Booklist included Me and Earl and the Dying Girl on their 2012 "Top 10 First Novels for Youth" list, and Young Adult Library Services Association named on their 2013 Best Fiction for Young Adults list.

=== Censorship in the United States ===
Despite the positive reception, according the American Library Association's Office of Intellectual Freedom, Me and Earl and the Dying Girl was the seventh-most banned and challenged book in the United States in 2021 and tied for the tenth-most banned and challenged book of 2022. In late 2023 the book was removed from 20 library shelves in Cobb County, Georgia; the school district administration said they presented "highly inappropriate, sexually explicit content." Jeff Hubbard, President of the Cobb County Association of Educators, said that media specialists were being interviewed about when and why they had bought the books and that the interviews may be a prelude to being fired.

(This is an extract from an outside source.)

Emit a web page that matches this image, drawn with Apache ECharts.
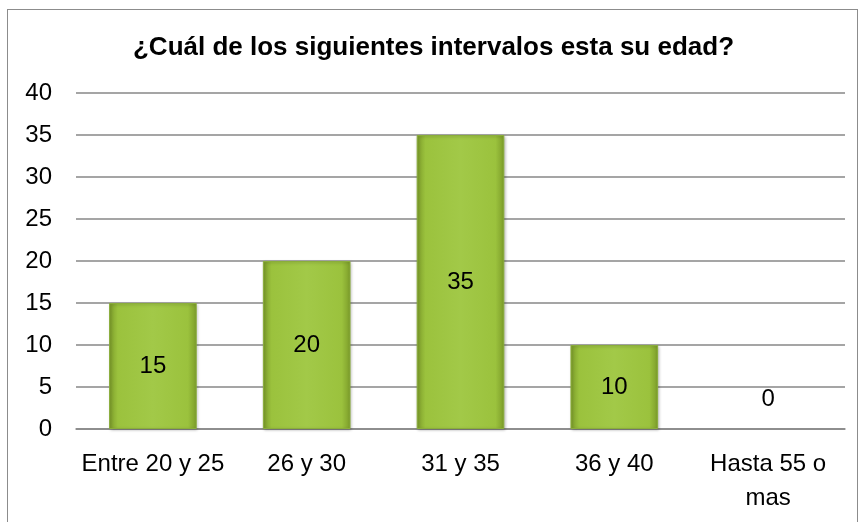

In October 2025, at a school board meeting in Abilene, Texas, an excerpt of Me and Earl and the Dying Girl which some found objectionable was read aloud by Moms for Liberty affiliate Tammy Fogle. Me and Earl and the Dying Girl was among 27 books listed as being considered for removal from the Abilene ISD library system.

== Film adaptation ==

An adaptation based on the novel was filmed in Pittsburgh beginning in June 2014, directed by Alfonso Gomez-Rejon, with an adapted screenplay by the author, and starring Thomas Mann, RJ Cyler, Olivia Cooke, Connie Britton, Nick Offerman, Molly Shannon, and Jon Bernthal. The film premiered at the 2015 Sundance Film Festival, where it won both the Audience award (Dramatic) and the Grand Jury Prize (Dramatic).